Configure Elasticsearch Writer by using the code editor

For more information about how to configure a synchronization node by using the code editor, see Create a sync node by using the code editor.

In the following code, a synchronization node is configured to write data to Elasticsearch. For more information about the parameters, see the preceding parameter description.
{
    "order": {
        "hops": [
            {
                "from": "Reader",
                "to": "Writer"
            }
        ]
    },
    "setting": {
        "errorLimit": {
            "record": "0"
        },
        "speed": {
            "throttle":true,// Specifies whether to enable bandwidth throttling. The value false indicates that bandwidth throttling is disabled, and the value true indicates that bandwidth throttling is enabled.

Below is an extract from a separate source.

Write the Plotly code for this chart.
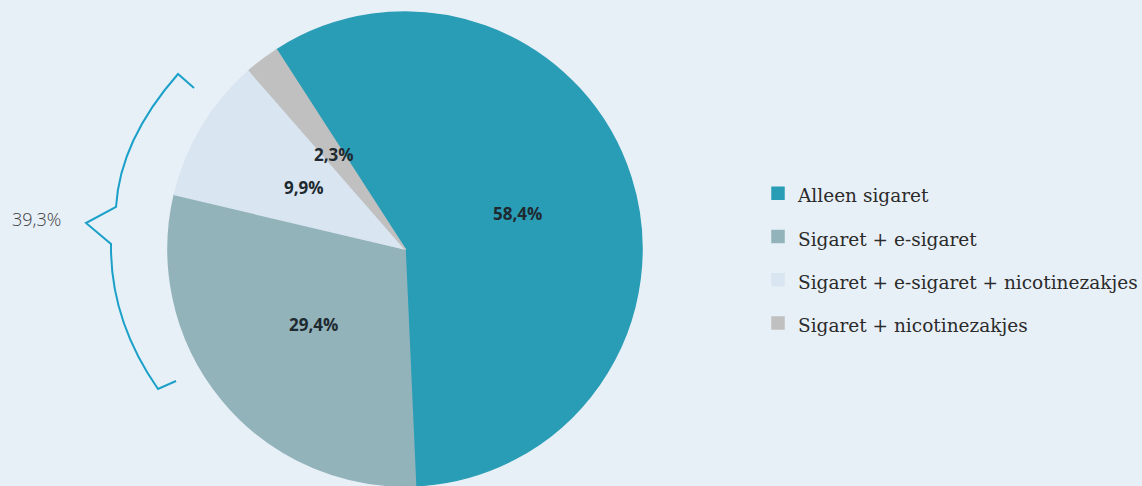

The mbps parameter takes effect only when the throttle parameter is set to true. 
            "concurrent":1, // The maximum number of parallel threads. 
            "mbps":"12"// The maximum transmission rate.
        }
    },
    "steps": [
        {
            "category": "reader",
            "name": "Reader",
            "parameter": {

            },
            "stepType": "stream"
        },
        {
            "category": "writer",
            "name": "Writer",
            "parameter": {
                "endpoint": "http://example.com:9999",
                "accessId": "xxxx",
                "accessKey": "yyyy",
                "index": "test-1",
                "type": "default",
                "cleanup": true,
                "settings": {
                    "index": {
                        "number_of_shards": 1,
                        "number_of_replicas": 0
                    }
                },
                "discovery": false,
                "batchSize": 1000,
                "splitter": ",",
                "column": [
                    {
                        "name": "pk",
                        "type": "id"
                    },
                    {
                        "name": "col_ip",
                        "type": "ip"
                    },
                    {
                        "name": "col_double",
                        "type": "double"
                    },
                    {
                        "name": "col_long",
                        "type": "long"
                    },
                    {
                        "name": "col_integer",
                        "type": "integer"
                    },
                    {
                        "name": "col_keyword",
                        "type": "keyword"
                    },
                    {
                        "name": "col_text",
                        "type": "text",
                        "analyzer": "ik_max_word"
                    },
                    {
                        "name": "col_geo_point",
                        "type": "geo_point"
                    },
                    {
                        "name": "col_date",
                        "type": "date",
                        "format": "yyyy-MM-dd HH:mm:ss"
                    },
                    {
                        "name": "col_nested1",
                        "type": "nested"
                    },
                    {
                        "name": "col_nested2",
                        "type": "nested"
                    },
                    {
                        "name": "col_object1",
                        "type": "object"
                    },
                    {
                        "name": "col_object2",
                        "type": "object"
                    },
                    {
                        "name": "col_integer_array",
                        "type": "integer",
                        "array": true
                    },
                    {
                        "name": "col_geo_shape",
                        "type": "geo_shape",
                        "tree": "quadtree",
                        "precision": "10m"
                    }
                ]
            },
            "stepType": "elasticsearch"
        }
    ],
    "type": "job",
    "version": "2.0"
}
Note A connection failure may occur if you use the shared resource group for Data Integration to connect to an Elasticsearch cluster that is deployed in a virtual private cloud (VPC). To write data to an Elasticsearch cluster that is deployed in a VPC, use exclusive or custom resource groups for Data Integration. For more information about how to create an exclusive or custom resource group for Data Integration, see Exclusive resource groups for Data Integration or Create a custom resource group for Data Integration.